Task description:
Faithfully return all lines, omitting every embedded picture.
⁂
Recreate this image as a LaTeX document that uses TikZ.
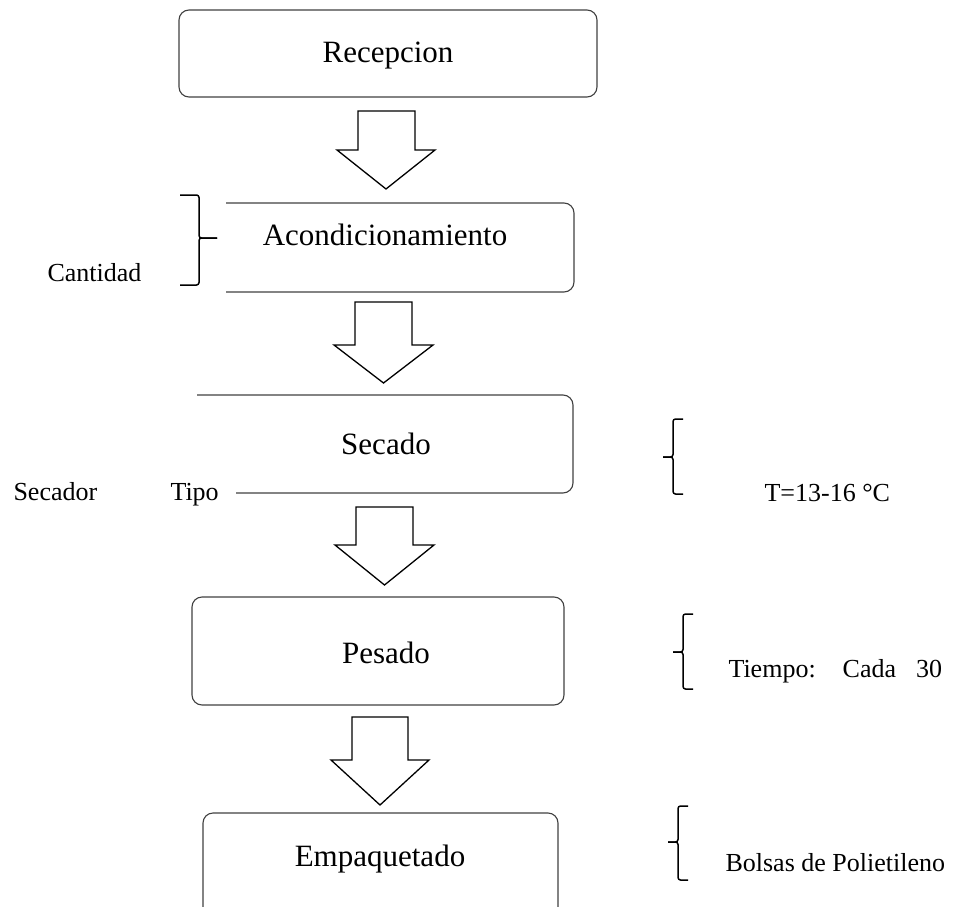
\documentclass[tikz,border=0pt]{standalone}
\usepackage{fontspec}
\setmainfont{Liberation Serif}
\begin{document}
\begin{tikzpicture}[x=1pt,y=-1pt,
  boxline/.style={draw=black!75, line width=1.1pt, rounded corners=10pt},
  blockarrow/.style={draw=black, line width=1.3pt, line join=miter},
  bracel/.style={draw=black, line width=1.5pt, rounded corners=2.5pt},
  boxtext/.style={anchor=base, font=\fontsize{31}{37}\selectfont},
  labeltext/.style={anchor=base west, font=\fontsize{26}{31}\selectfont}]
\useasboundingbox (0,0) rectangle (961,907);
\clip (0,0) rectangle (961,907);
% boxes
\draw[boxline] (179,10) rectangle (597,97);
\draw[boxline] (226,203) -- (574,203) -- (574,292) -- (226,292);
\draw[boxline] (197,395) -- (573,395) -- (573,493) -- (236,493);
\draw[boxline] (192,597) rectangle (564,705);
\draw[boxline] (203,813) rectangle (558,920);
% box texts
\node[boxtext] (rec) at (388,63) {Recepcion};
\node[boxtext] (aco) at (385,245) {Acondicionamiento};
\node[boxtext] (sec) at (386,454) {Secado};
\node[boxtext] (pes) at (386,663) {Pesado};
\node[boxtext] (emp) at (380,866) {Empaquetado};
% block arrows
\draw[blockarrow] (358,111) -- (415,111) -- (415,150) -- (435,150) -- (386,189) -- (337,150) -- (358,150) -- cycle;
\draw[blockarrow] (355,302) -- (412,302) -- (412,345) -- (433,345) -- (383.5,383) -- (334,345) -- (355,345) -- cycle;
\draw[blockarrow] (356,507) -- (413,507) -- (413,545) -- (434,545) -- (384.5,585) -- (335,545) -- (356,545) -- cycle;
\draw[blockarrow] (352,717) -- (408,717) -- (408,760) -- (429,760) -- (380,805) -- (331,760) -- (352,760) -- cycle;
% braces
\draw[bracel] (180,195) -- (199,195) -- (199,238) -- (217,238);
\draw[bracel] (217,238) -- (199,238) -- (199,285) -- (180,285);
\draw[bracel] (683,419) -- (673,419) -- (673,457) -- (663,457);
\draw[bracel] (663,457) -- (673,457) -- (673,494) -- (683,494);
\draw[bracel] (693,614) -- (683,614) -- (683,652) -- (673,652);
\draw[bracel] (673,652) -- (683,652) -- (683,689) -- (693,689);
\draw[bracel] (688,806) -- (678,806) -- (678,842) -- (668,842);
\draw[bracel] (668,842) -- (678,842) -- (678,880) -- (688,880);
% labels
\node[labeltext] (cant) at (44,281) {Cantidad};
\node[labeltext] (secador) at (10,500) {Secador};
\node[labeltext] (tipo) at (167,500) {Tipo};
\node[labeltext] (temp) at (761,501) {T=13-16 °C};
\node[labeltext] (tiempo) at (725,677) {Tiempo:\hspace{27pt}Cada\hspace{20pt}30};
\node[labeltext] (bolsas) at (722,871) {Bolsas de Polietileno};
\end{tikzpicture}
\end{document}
⁂
Response to this task:
Recreate this image as a LaTeX document that uses TikZ.
\documentclass[tikz,border=0pt]{standalone}
\usepackage{fontspec}
\setmainfont{Liberation Serif}
\begin{document}
\begin{tikzpicture}[x=1pt,y=-1pt,
  boxline/.style={draw=black!75, line width=1.1pt, rounded corners=10pt},
  blockarrow/.style={draw=black, line width=1.3pt, line join=miter},
  bracel/.style={draw=black, line width=1.5pt, rounded corners=2.5pt},
  boxtext/.style={anchor=base, font=\fontsize{31}{37}\selectfont},
  labeltext/.style={anchor=base west, font=\fontsize{26}{31}\selectfont}]
\useasboundingbox (0,0) rectangle (961,907);
\clip (0,0) rectangle (961,907);
% boxes
\draw[boxline] (179,10) rectangle (597,97);
\draw[boxline] (226,203) -- (574,203) -- (574,292) -- (226,292);
\draw[boxline] (197,395) -- (573,395) -- (573,493) -- (236,493);
\draw[boxline] (192,597) rectangle (564,705);
\draw[boxline] (203,813) rectangle (558,920);
% box texts
\node[boxtext] (rec) at (388,63) {Recepcion};
\node[boxtext] (aco) at (385,245) {Acondicionamiento};
\node[boxtext] (sec) at (386,454) {Secado};
\node[boxtext] (pes) at (386,663) {Pesado};
\node[boxtext] (emp) at (380,866) {Empaquetado};
% block arrows
\draw[blockarrow] (358,111) -- (415,111) -- (415,150) -- (435,150) -- (386,189) -- (337,150) -- (358,150) -- cycle;
\draw[blockarrow] (355,302) -- (412,302) -- (412,345) -- (433,345) -- (383.5,383) -- (334,345) -- (355,345) -- cycle;
\draw[blockarrow] (356,507) -- (413,507) -- (413,545) -- (434,545) -- (384.5,585) -- (335,545) -- (356,545) -- cycle;
\draw[blockarrow] (352,717) -- (408,717) -- (408,760) -- (429,760) -- (380,805) -- (331,760) -- (352,760) -- cycle;
% braces
\draw[bracel] (180,195) -- (199,195) -- (199,238) -- (217,238);
\draw[bracel] (217,238) -- (199,238) -- (199,285) -- (180,285);
\draw[bracel] (683,419) -- (673,419) -- (673,457) -- (663,457);
\draw[bracel] (663,457) -- (673,457) -- (673,494) -- (683,494);
\draw[bracel] (693,614) -- (683,614) -- (683,652) -- (673,652);
\draw[bracel] (673,652) -- (683,652) -- (683,689) -- (693,689);
\draw[bracel] (688,806) -- (678,806) -- (678,842) -- (668,842);
\draw[bracel] (668,842) -- (678,842) -- (678,880) -- (688,880);
% labels
\node[labeltext] (cant) at (44,281) {Cantidad};
\node[labeltext] (secador) at (10,500) {Secador};
\node[labeltext] (tipo) at (167,500) {Tipo};
\node[labeltext] (temp) at (761,501) {T=13-16 °C};
\node[labeltext] (tiempo) at (725,677) {Tiempo:\hspace{27pt}Cada\hspace{20pt}30};
\node[labeltext] (bolsas) at (722,871) {Bolsas de Polietileno};
\end{tikzpicture}
\end{document}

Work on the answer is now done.